Le café et le chocolat partagent un langage commun — celui de la torréfaction et des arômes chauds — ce qui explique la force de leur rencontre.

Origines croisées

Le caféier et le cacaoyer ont grandi sous les mêmes latitudes tropicales. Leurs racines plongent dans des sols riches, souvent volcaniques, et leurs fruits mûrissent dans des environnements exigeants où l’humidité, l’altitude et le soleil s’équilibrent en permanence.

Leur histoire se croise très tôt sur les routes du commerce : acheminés dans les mêmes cargaisons, découverts par les mêmes marchands européens, adoptés par les mêmes cours royales au fil des siècles.

Aujourd’hui encore, de nombreux terroirs cultivent café et cacao côte à côte. En Équateur, notamment dans la région de Loja, les arabicas d’altitude côtoient le cacao Nacional, célèbre pour ses arômes floraux et sa finesse.

Au Pérou, dans le piémont amazonien de San Martín, les plantations alternent caféiers et cacaoyers dans un système d’agroforesterie qui protège la biodiversité et soutient les petits producteurs.

Dans les Andes de Cusco, les cultures poussent sur des parcelles situées entre 1 200 et 1 600 mètres d’altitude, offrant des crus complexes et élégants.

À Madagascar, la côte Est accueille les plantations de café de Fianarantsoa et le cacao Sambirano, réputé pour ses notes d’agrumes et sa fraîcheur aromatique.

Ces deux productions, baignées d’humidité tropicale, expriment une précision aromatique singulière.
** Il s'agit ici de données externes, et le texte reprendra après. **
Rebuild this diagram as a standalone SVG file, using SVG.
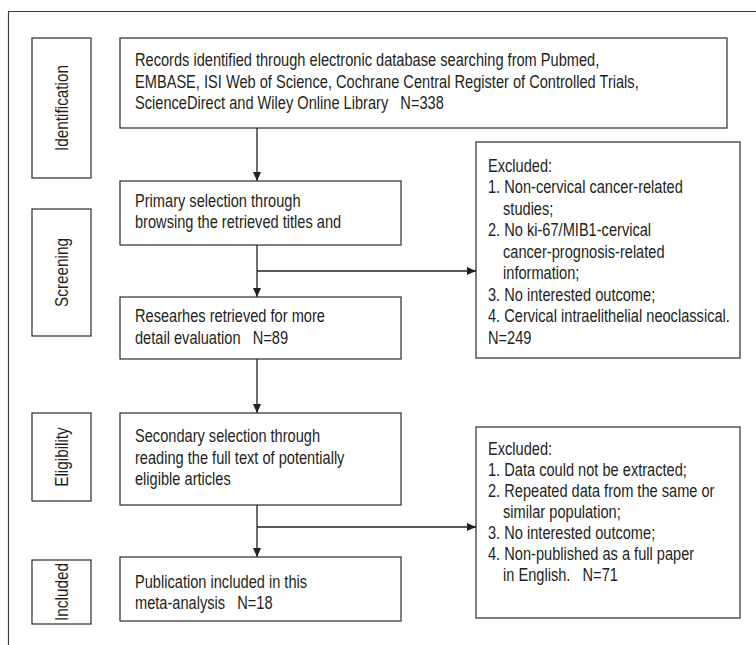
<svg xmlns="http://www.w3.org/2000/svg" width="756" height="645" viewBox="0 0 756 645">
<style>
.box{fill:#fff;stroke:#3c3c3c;stroke-width:1.3}
.frame{fill:none;stroke:#3c3c3c;stroke-width:1.2}
.t{font-family:"Liberation Sans",Arial,sans-serif;font-size:17.5px;fill:#231f20;white-space:pre}
.st{font-family:"Liberation Sans",Arial,sans-serif;font-size:18px;fill:#231f20;text-anchor:middle}
.con{fill:none;stroke:#231f20;stroke-width:1.3}
</style>
<defs>
<marker id="arr" markerUnits="userSpaceOnUse" markerWidth="10" markerHeight="8" refX="9" refY="4" orient="auto">
<path d="M0,0 L9,4 L0,8 Z" fill="#231f20"/>
</marker>
</defs>
<rect width="756" height="645" fill="#fff"/>
<polyline class="frame" points="8.5,645 8.5,11.5 756,11.5"/>

<g id="stage-identification">
<rect class="box" x="32" y="38" width="59" height="140"/>
<text class="st" transform="translate(61.5 108) rotate(-90) scale(0.85 1)" x="0" y="6.5">Identification</text>
</g>
<g id="stage-screening">
<rect class="box" x="32" y="209" width="59" height="127"/>
<text class="st" transform="translate(61.5 272.5) rotate(-90) scale(0.85 1)" x="0" y="6.5">Screening</text>
</g>
<g id="stage-eligibility">
<rect class="box" x="32" y="413" width="59" height="88"/>
<text class="st" transform="translate(61.5 457) rotate(-90) scale(0.85 1)" x="0" y="6.5">Eligibility</text>
</g>
<g id="stage-included">
<rect class="box" x="32" y="560" width="59" height="64"/>
<text class="st" transform="translate(61.5 592) rotate(-90) scale(0.85 1)" x="0" y="6.5">Included</text>
</g>

<g id="records">
<rect class="box" x="120" y="38" width="607" height="90"/>
<text class="t" transform="translate(135 0) scale(0.835 1)"><tspan x="0" y="66.5">Records identified through electronic database searching from Pubmed,</tspan><tspan x="0" y="88">EMBASE, ISI Web of Science, Cochrane Central Register of Controlled Trials,</tspan><tspan x="0" y="109.5">ScienceDirect and Wiley Online Library   N=338</tspan></text>
</g>
<g id="primary">
<rect class="box" x="120" y="181" width="281" height="64"/>
<text class="t" transform="translate(135 0) scale(0.835 1)"><tspan x="0" y="207">Primary selection through</tspan><tspan x="0" y="228.5">browsing the retrieved titles and</tspan></text>
</g>
<g id="researches">
<rect class="box" x="120" y="297" width="281" height="62"/>
<text class="t" transform="translate(135 0) scale(0.835 1)"><tspan x="0" y="322.5">Researhes retrieved for more</tspan><tspan x="0" y="344">detail evaluation   N=89</tspan></text>
</g>
<g id="secondary">
<rect class="box" x="120" y="413" width="281" height="92"/>
<text class="t" transform="translate(135 0) scale(0.835 1)"><tspan x="0" y="442.5">Secondary selection through</tspan><tspan x="0" y="464">reading the full text of potentially</tspan><tspan x="0" y="485.5">eligible articles</tspan></text>
</g>
<g id="publication">
<rect class="box" x="120" y="557" width="281" height="64"/>
<text class="t" transform="translate(135 0) scale(0.835 1)"><tspan x="0" y="588">Publication included in this</tspan><tspan x="0" y="609.5">meta-analysis   N=18</tspan></text>
</g>
<g id="excluded-1">
<rect class="box" x="476" y="142" width="264" height="216"/>
<text class="t" transform="translate(488 0) scale(0.835 1)"><tspan x="0" y="172">Excluded:</tspan><tspan x="0" y="193.5">1. Non-cervical cancer-related</tspan><tspan x="18" y="215">studies;</tspan><tspan x="0" y="236.5">2. No ki-67/MIB1-cervical</tspan><tspan x="18" y="258">cancer-prognosis-related</tspan><tspan x="18" y="279.5">information;</tspan><tspan x="0" y="301">3. No interested outcome;</tspan><tspan x="0" y="322.5">4. Cervical intraelithelial neoclassical.</tspan><tspan x="0" y="344">N=249</tspan></text>
</g>
<g id="excluded-2">
<rect class="box" x="476" y="427" width="264" height="191"/>
<text class="t" transform="translate(488 0) scale(0.835 1)"><tspan x="0" y="455">Excluded:</tspan><tspan x="0" y="476">1. Data could not be extracted;</tspan><tspan x="0" y="497">2. Repeated data from the same or</tspan><tspan x="18" y="518">similar population;</tspan><tspan x="0" y="539">3. No interested outcome;</tspan><tspan x="0" y="560">4. Non-published as a full paper</tspan><tspan x="18" y="581">in English.   N=71</tspan></text>
</g>

<g id="connectors">
<line class="con" x1="257" y1="128" x2="257" y2="181" marker-end="url(#arr)"/>
<line class="con" x1="257" y1="245" x2="257" y2="297" marker-end="url(#arr)"/>
<line class="con" x1="257" y1="271" x2="476" y2="271" marker-end="url(#arr)"/>
<line class="con" x1="257" y1="359" x2="257" y2="413" marker-end="url(#arr)"/>
<line class="con" x1="257" y1="505" x2="257" y2="557" marker-end="url(#arr)"/>
<line class="con" x1="257" y1="527" x2="476" y2="527" marker-end="url(#arr)"/>
</g>
</svg>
Au Brésil, dans le Minas Gerais ou en Bahia, certains producteurs expérimentent des cultures conjointes où le café et le cacao se partagent l’ombre, la terre et l’eau, comme s’ils prolongeaient leur affinité naturelle jusque dans les plantations.

Ces origines croisées racontent une même idée : le café et le chocolat forment une alliance naturelle, née dans les paysages tropicaux et prolongée aujourd’hui dans la dégustation.

Leur histoire commune se lit dans les terroirs, les pratiques agricoles, les savoir-faire, et continue d’inspirer ceux qui les cultivent et ceux qui les savourent.